Die Zeit editor-in-chief Giovanni di Lorenzo. Photo by Moritz Kosinsky (Wikimedia Commons)
Turkey, you might have noticed at last weekend's European election, is not in the European Union. To be honest I don't even think the Turkish government is that bothered about joining anymore. It's just something they say to freak out the CSU every now and then. There was absolutely no Turkish element to the European election. Meanwhile, in other non-Turkish news last week, Die Zeit's editor-in-chief Giovanni di Lorenzo, who is half German and half not-Turkish, revealed on a TV talk show that he voted twice in the European election. This, he might not have realized seeing as he's only the editor of a major news weekly, is illegal. Still, Turkish-Germans probably thought, this is definitely a news story where people can't have a go at us about not being integrated enough.
Ha! How wrong they were. Because there's always Jan Fleischhauer of Der Spiegel, who managed in one short, tortured column to twist the minor shitstorm over di Lorenzo into an argument for not letting Turkish people get a German passport.
Germany's ridiculous double standard on dual citizenship needs to be changed. Cleverer people than me who have to deal with the daily annoyances of being treated like a semi-citizen have already made the point succinctly – forcing non-EU people to give up their first citizenship in order to be part of Germany is a) morally bollocks, b) demoralizing and depressing, c) bad when you're trying to attract more "highly skilled" immigrants. When it comes to the so-called Optionspflicht (forcing the children of immigrants to choose a passport by the time they're 23) it means forcing people to turn their backs on a part of their identity.
Really this issue has been settled now, because the SPD has more or less forced the CDU to end the Optionspflicht.
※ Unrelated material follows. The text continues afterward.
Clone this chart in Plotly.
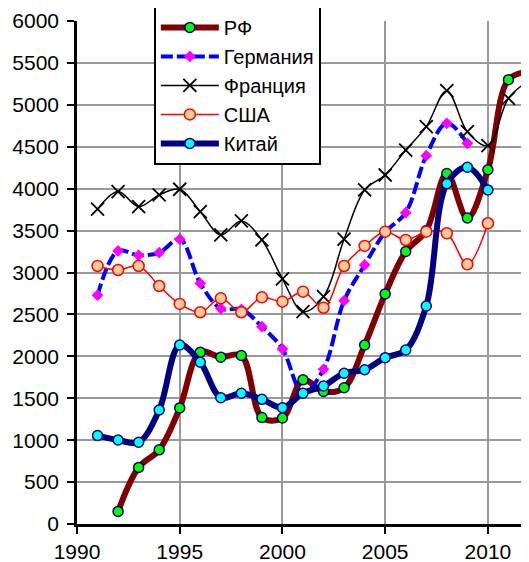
import plotly.graph_objects as go

years = list(range(1991, 2013))

rf = [None, 150, 675, 885, 1385, 2050, 1990, 2010, 1270, 1265, 1720, 1580, 1625,
      2135, 2745, 3250, 3500, 4180, 3650, 4225, 5300, 5395]
germany = [2730, 3257, 3205, 3237, 3397, 2871, 2570, 2560, 2354, 2088, 1560, 1846, 2664,
           3090, 3480, 3714, 4394, 4780, 4541, None, None, None]
france = [3755, 3965, 3786, 3925, 3993, 3726, 3448, 3615, 3388, 2923, 2533, 2712, 3397,
          3985, 4163, 4461, 4740, 5169, 4680, 4513, 5078, 5290]
usa = [3078, 3030, 3078, 2839, 2625, 2526, 2692, 2526, 2704, 2652, 2771, 2580, 3078,
       3317, 3487, 3388, 3487, 3468, 3098, 3587, None, None]
china = [1055, 1002, 975, 1360, 2135, 1930, 1507, 1559, 1487, 1388, 1559, 1646, 1798,
         1840, 1984, 2076, 2601, 4060, 4255, 3985, None, 5914]

names = ["РФ", "Германия", "Франция", "США", "Китай"]

FONT = "Liberation Sans, Arial, sans-serif"

fig = go.Figure()
fig.add_trace(go.Scatter(
    x=years, y=rf, name=names[0], mode="lines+markers",
    line=dict(color="#800000", width=6, shape="spline", smoothing=1),
    marker=dict(symbol="circle", size=10, color="#00FF00",
                line=dict(color="#000080", width=1.5)),
    connectgaps=False))
fig.add_trace(go.Scatter(
    x=years, y=germany, name=names[1], mode="lines+markers",
    line=dict(color="#0000FF", width=4, shape="spline", smoothing=1, dash="12px,4px"),
    marker=dict(symbol="diamond", size=9, color="#FF00FF",
                line=dict(color="#FF00FF", width=0))))
fig.add_trace(go.Scatter(
    x=years, y=france, name=names[2], mode="lines+markers",
    line=dict(color="#000000", width=1.5, shape="spline", smoothing=1),
    marker=dict(symbol="x-thin", size=13, color="#000000",
                line=dict(color="#000000", width=1.8))))
fig.add_trace(go.Scatter(
    x=years, y=usa, name=names[3], mode="lines+markers",
    line=dict(color="#FF0000", width=1.5, shape="spline", smoothing=1),
    marker=dict(symbol="circle", size=11, color="#FFCC99",
                line=dict(color="#FF0000", width=1.5))))
fig.add_trace(go.Scatter(
    x=years, y=china, name=names[4], mode="lines+markers",
    line=dict(color="#000080", width=6, shape="spline", smoothing=1),
    marker=dict(symbol="circle", size=10, color="#00FFFF",
                line=dict(color="#000080", width=1.5)),
    connectgaps=False))

fig.update_layout(
    width=521, height=554,
    margin=dict(l=69, r=0, t=13, b=38, autoexpand=False),
    paper_bgcolor="white", plot_bgcolor="white",
    font=dict(family=FONT, size=21, color="black"),
    showlegend=True,
    legend=dict(x=0.170, y=1.03, xanchor="left", yanchor="top",
                bgcolor="white", bordercolor="black", borderwidth=2,
                font=dict(family=FONT, size=20, color="black"),
                tracegroupgap=0, itemsizing="trace", itemwidth=58),
    xaxis=dict(range=[1990, 2012], tick0=1990, dtick=5, tickmode="linear",
               showgrid=True, gridcolor="#999999", gridwidth=2,
               showline=True, linecolor="black", linewidth=2.5,
               ticks="outside", ticklen=7, tickwidth=2, tickcolor="black",
               zeroline=False, tickfont=dict(family=FONT, size=21)),
    yaxis=dict(range=[0, 6000], tick0=0, dtick=500, tickmode="linear",
               showgrid=True, gridcolor="#999999", gridwidth=2,
               showline=True, linecolor="black", linewidth=2.5,
               ticks="outside", ticklen=7, tickwidth=2, tickcolor="black",
               zeroline=False, ticklabelstandoff=4,
               tickfont=dict(family=FONT, size=21)),
)

fig.write_html("out.html")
But that doesn't stop Germany's "conservative" commentators from finding any excuse to whinge. Every time I read this dickish column my befuddled brain does a back-flip and I can't figure out how he's got to the end. One minute he's mocking an Italian-German for being over-enthusiastic about the European election, and the next minute he's saying that Turkish children aren't allowed to feel German because the Turkish prime minister came to Germany and made a speech in Cologne. It's like an M. C. Escher picture – when do the white fish turn into black ducks? My eyes keep going funny. Well after reading it three times, I found this bit: "The idea that every vote in a democracy is elemental is soon lost if you consider citizenship as something that can be multiplied." So in other words Fleischhauer reckons dual citizenship is incompatible with democracy. Jesus, if it's that big a deal that someone voted twice we can just make everyone coming out of the Italian embassy on Election Day dip their fingers in ink.
Why can't we get used to the idea that people move around in this world? You'd think after 50,000 years of human evolution we'd have realized that people sometimes grow up and move to a different set of caves. But no. It's still completely incomprehensible. And it's all the Turks' fault.